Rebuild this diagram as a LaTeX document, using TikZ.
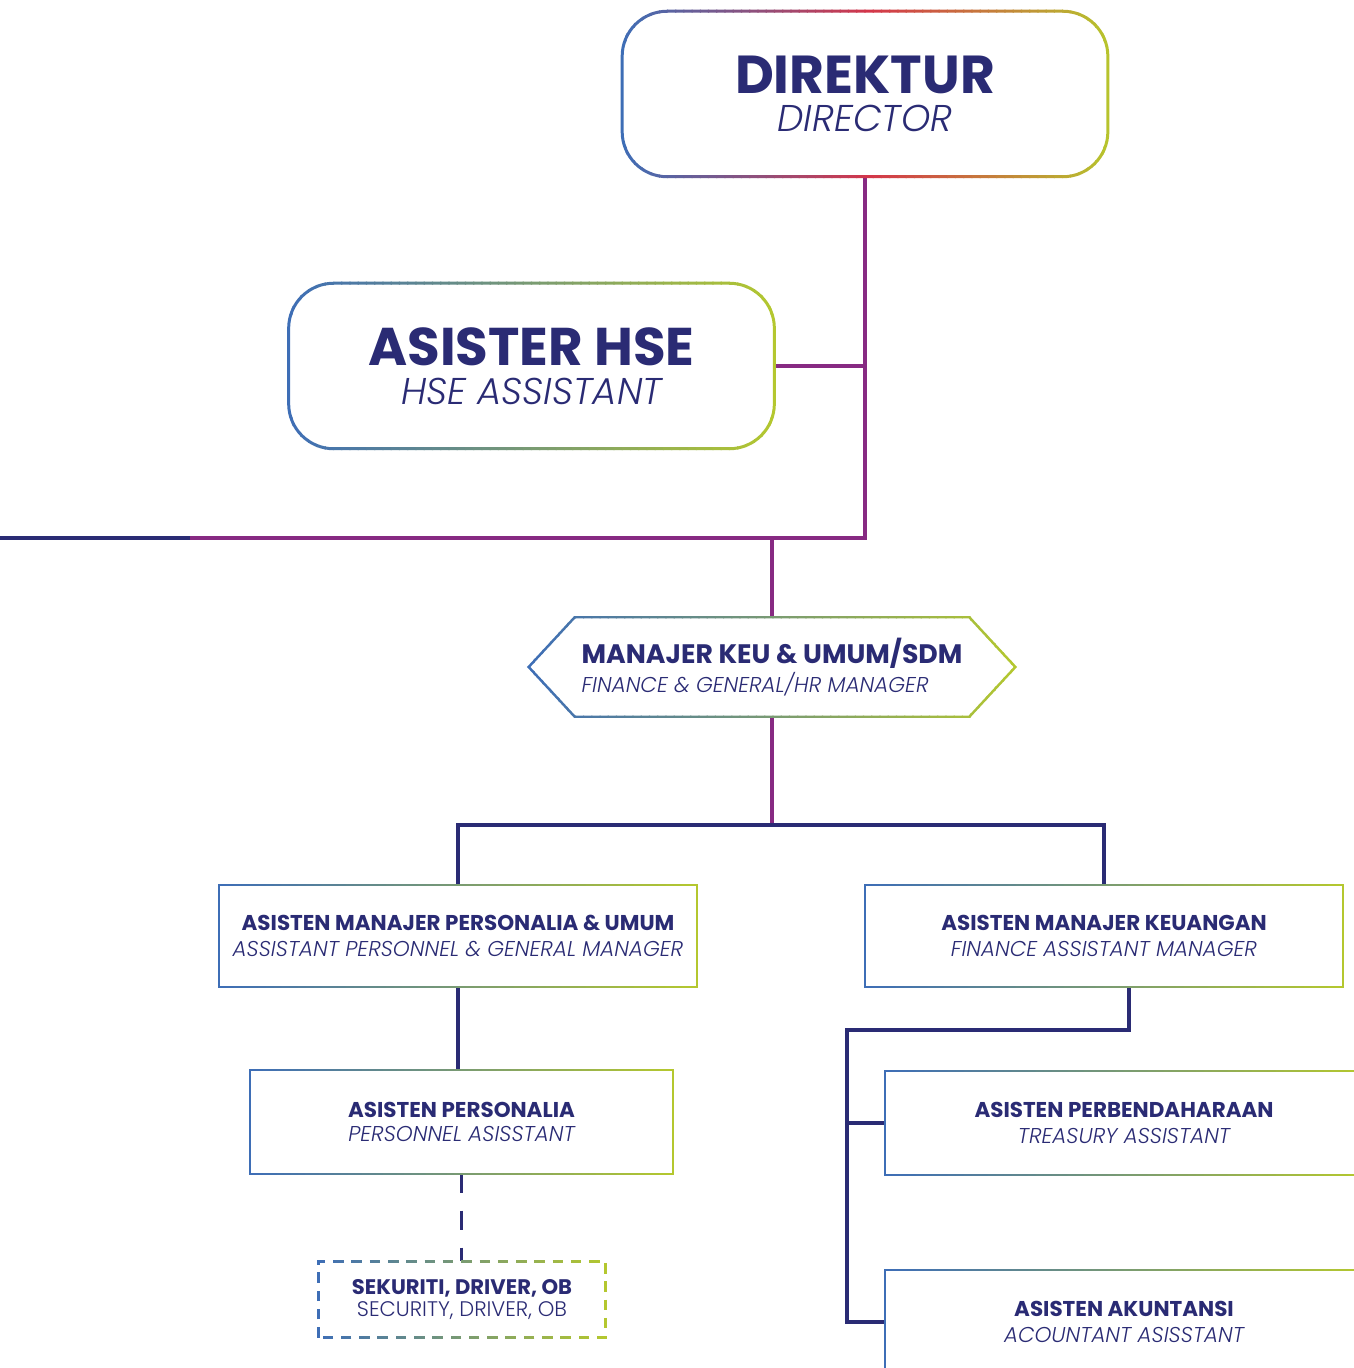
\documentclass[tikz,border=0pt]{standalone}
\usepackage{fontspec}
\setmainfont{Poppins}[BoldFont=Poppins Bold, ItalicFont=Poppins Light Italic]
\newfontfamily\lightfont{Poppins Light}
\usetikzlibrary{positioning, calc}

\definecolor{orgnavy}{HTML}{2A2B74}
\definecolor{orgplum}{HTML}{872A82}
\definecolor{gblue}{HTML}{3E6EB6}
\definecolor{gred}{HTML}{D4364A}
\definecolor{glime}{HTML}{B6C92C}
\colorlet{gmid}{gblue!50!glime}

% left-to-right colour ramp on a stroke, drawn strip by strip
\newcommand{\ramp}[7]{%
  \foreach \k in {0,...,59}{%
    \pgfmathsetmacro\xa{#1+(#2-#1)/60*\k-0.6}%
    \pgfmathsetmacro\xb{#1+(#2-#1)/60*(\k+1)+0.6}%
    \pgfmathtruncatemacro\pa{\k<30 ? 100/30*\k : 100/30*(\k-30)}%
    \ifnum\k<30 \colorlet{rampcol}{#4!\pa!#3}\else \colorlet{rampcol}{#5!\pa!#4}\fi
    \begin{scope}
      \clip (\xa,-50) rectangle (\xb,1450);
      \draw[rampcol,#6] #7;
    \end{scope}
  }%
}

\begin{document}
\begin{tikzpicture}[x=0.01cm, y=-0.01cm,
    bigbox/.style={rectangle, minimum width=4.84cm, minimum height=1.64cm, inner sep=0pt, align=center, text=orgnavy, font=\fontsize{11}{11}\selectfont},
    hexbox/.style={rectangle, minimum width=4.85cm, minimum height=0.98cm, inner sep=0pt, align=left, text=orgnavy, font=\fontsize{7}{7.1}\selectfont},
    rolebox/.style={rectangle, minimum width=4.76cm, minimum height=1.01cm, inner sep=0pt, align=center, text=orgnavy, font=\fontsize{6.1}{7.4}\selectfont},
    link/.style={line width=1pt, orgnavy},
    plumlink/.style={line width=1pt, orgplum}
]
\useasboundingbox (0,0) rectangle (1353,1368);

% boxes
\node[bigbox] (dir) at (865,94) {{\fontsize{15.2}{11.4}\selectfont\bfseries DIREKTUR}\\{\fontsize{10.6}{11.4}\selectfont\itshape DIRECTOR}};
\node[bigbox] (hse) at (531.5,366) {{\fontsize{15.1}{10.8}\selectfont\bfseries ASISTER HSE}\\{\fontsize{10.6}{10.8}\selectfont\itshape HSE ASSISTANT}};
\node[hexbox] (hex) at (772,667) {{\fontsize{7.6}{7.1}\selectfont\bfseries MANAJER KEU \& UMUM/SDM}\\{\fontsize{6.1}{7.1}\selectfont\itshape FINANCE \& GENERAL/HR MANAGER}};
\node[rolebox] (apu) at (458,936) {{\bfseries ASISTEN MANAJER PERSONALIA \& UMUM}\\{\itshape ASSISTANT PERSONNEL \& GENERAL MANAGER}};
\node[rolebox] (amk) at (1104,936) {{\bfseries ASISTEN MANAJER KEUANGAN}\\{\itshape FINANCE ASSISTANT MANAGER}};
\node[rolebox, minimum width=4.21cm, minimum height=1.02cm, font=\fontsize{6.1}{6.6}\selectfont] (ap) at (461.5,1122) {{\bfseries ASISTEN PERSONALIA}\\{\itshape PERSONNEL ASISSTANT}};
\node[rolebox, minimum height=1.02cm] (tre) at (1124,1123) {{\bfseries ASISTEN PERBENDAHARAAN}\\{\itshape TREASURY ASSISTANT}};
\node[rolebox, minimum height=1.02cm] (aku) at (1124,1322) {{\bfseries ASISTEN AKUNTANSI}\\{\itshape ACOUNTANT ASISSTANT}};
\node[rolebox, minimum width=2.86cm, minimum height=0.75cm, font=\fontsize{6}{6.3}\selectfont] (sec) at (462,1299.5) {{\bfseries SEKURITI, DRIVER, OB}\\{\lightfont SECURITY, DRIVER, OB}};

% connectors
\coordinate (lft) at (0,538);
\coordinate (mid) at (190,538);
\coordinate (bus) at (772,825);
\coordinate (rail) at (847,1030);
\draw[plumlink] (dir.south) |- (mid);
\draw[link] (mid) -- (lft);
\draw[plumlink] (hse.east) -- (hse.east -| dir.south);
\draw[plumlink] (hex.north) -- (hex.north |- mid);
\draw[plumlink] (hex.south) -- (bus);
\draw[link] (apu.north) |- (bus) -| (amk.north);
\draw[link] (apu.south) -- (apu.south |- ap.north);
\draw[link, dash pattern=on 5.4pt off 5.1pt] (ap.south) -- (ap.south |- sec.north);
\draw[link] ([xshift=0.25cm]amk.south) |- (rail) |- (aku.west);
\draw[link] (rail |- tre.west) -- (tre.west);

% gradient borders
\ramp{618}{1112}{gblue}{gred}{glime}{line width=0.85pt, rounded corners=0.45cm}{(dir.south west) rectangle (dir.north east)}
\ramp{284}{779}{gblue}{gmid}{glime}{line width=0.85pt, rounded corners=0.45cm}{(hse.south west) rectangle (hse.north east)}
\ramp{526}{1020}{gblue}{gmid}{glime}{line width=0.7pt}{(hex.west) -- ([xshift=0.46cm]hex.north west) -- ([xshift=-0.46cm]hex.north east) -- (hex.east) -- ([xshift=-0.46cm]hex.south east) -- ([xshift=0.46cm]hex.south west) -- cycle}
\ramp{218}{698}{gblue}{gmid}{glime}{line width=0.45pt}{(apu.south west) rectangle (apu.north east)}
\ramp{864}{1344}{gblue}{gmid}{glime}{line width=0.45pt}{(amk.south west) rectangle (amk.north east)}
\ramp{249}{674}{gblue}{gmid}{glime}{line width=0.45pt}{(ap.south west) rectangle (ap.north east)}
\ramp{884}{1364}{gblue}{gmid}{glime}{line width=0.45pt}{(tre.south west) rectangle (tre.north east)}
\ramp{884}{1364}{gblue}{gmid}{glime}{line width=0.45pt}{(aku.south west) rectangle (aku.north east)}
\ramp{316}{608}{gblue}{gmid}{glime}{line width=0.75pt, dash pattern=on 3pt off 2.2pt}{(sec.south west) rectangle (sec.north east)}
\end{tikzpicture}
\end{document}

* What needs to be done:
Reproduce each line exactly as it appears, omitting the pictures.

* Written reply:
Rebuild this diagram as a LaTeX document, using TikZ.
\documentclass[tikz,border=0pt]{standalone}
\usepackage{fontspec}
\setmainfont{Poppins}[BoldFont=Poppins Bold, ItalicFont=Poppins Light Italic]
\newfontfamily\lightfont{Poppins Light}
\usetikzlibrary{positioning, calc}

\definecolor{orgnavy}{HTML}{2A2B74}
\definecolor{orgplum}{HTML}{872A82}
\definecolor{gblue}{HTML}{3E6EB6}
\definecolor{gred}{HTML}{D4364A}
\definecolor{glime}{HTML}{B6C92C}
\colorlet{gmid}{gblue!50!glime}

% left-to-right colour ramp on a stroke, drawn strip by strip
\newcommand{\ramp}[7]{%
  \foreach \k in {0,...,59}{%
    \pgfmathsetmacro\xa{#1+(#2-#1)/60*\k-0.6}%
    \pgfmathsetmacro\xb{#1+(#2-#1)/60*(\k+1)+0.6}%
    \pgfmathtruncatemacro\pa{\k<30 ? 100/30*\k : 100/30*(\k-30)}%
    \ifnum\k<30 \colorlet{rampcol}{#4!\pa!#3}\else \colorlet{rampcol}{#5!\pa!#4}\fi
    \begin{scope}
      \clip (\xa,-50) rectangle (\xb,1450);
      \draw[rampcol,#6] #7;
    \end{scope}
  }%
}

\begin{document}
\begin{tikzpicture}[x=0.01cm, y=-0.01cm,
    bigbox/.style={rectangle, minimum width=4.84cm, minimum height=1.64cm, inner sep=0pt, align=center, text=orgnavy, font=\fontsize{11}{11}\selectfont},
    hexbox/.style={rectangle, minimum width=4.85cm, minimum height=0.98cm, inner sep=0pt, align=left, text=orgnavy, font=\fontsize{7}{7.1}\selectfont},
    rolebox/.style={rectangle, minimum width=4.76cm, minimum height=1.01cm, inner sep=0pt, align=center, text=orgnavy, font=\fontsize{6.1}{7.4}\selectfont},
    link/.style={line width=1pt, orgnavy},
    plumlink/.style={line width=1pt, orgplum}
]
\useasboundingbox (0,0) rectangle (1353,1368);

% boxes
\node[bigbox] (dir) at (865,94) {{\fontsize{15.2}{11.4}\selectfont\bfseries DIREKTUR}\\{\fontsize{10.6}{11.4}\selectfont\itshape DIRECTOR}};
\node[bigbox] (hse) at (531.5,366) {{\fontsize{15.1}{10.8}\selectfont\bfseries ASISTER HSE}\\{\fontsize{10.6}{10.8}\selectfont\itshape HSE ASSISTANT}};
\node[hexbox] (hex) at (772,667) {{\fontsize{7.6}{7.1}\selectfont\bfseries MANAJER KEU \& UMUM/SDM}\\{\fontsize{6.1}{7.1}\selectfont\itshape FINANCE \& GENERAL/HR MANAGER}};
\node[rolebox] (apu) at (458,936) {{\bfseries ASISTEN MANAJER PERSONALIA \& UMUM}\\{\itshape ASSISTANT PERSONNEL \& GENERAL MANAGER}};
\node[rolebox] (amk) at (1104,936) {{\bfseries ASISTEN MANAJER KEUANGAN}\\{\itshape FINANCE ASSISTANT MANAGER}};
\node[rolebox, minimum width=4.21cm, minimum height=1.02cm, font=\fontsize{6.1}{6.6}\selectfont] (ap) at (461.5,1122) {{\bfseries ASISTEN PERSONALIA}\\{\itshape PERSONNEL ASISSTANT}};
\node[rolebox, minimum height=1.02cm] (tre) at (1124,1123) {{\bfseries ASISTEN PERBENDAHARAAN}\\{\itshape TREASURY ASSISTANT}};
\node[rolebox, minimum height=1.02cm] (aku) at (1124,1322) {{\bfseries ASISTEN AKUNTANSI}\\{\itshape ACOUNTANT ASISSTANT}};
\node[rolebox, minimum width=2.86cm, minimum height=0.75cm, font=\fontsize{6}{6.3}\selectfont] (sec) at (462,1299.5) {{\bfseries SEKURITI, DRIVER, OB}\\{\lightfont SECURITY, DRIVER, OB}};

% connectors
\coordinate (lft) at (0,538);
\coordinate (mid) at (190,538);
\coordinate (bus) at (772,825);
\coordinate (rail) at (847,1030);
\draw[plumlink] (dir.south) |- (mid);
\draw[link] (mid) -- (lft);
\draw[plumlink] (hse.east) -- (hse.east -| dir.south);
\draw[plumlink] (hex.north) -- (hex.north |- mid);
\draw[plumlink] (hex.south) -- (bus);
\draw[link] (apu.north) |- (bus) -| (amk.north);
\draw[link] (apu.south) -- (apu.south |- ap.north);
\draw[link, dash pattern=on 5.4pt off 5.1pt] (ap.south) -- (ap.south |- sec.north);
\draw[link] ([xshift=0.25cm]amk.south) |- (rail) |- (aku.west);
\draw[link] (rail |- tre.west) -- (tre.west);

% gradient borders
\ramp{618}{1112}{gblue}{gred}{glime}{line width=0.85pt, rounded corners=0.45cm}{(dir.south west) rectangle (dir.north east)}
\ramp{284}{779}{gblue}{gmid}{glime}{line width=0.85pt, rounded corners=0.45cm}{(hse.south west) rectangle (hse.north east)}
\ramp{526}{1020}{gblue}{gmid}{glime}{line width=0.7pt}{(hex.west) -- ([xshift=0.46cm]hex.north west) -- ([xshift=-0.46cm]hex.north east) -- (hex.east) -- ([xshift=-0.46cm]hex.south east) -- ([xshift=0.46cm]hex.south west) -- cycle}
\ramp{218}{698}{gblue}{gmid}{glime}{line width=0.45pt}{(apu.south west) rectangle (apu.north east)}
\ramp{864}{1344}{gblue}{gmid}{glime}{line width=0.45pt}{(amk.south west) rectangle (amk.north east)}
\ramp{249}{674}{gblue}{gmid}{glime}{line width=0.45pt}{(ap.south west) rectangle (ap.north east)}
\ramp{884}{1364}{gblue}{gmid}{glime}{line width=0.45pt}{(tre.south west) rectangle (tre.north east)}
\ramp{884}{1364}{gblue}{gmid}{glime}{line width=0.45pt}{(aku.south west) rectangle (aku.north east)}
\ramp{316}{608}{gblue}{gmid}{glime}{line width=0.75pt, dash pattern=on 3pt off 2.2pt}{(sec.south west) rectangle (sec.north east)}
\end{tikzpicture}
\end{document}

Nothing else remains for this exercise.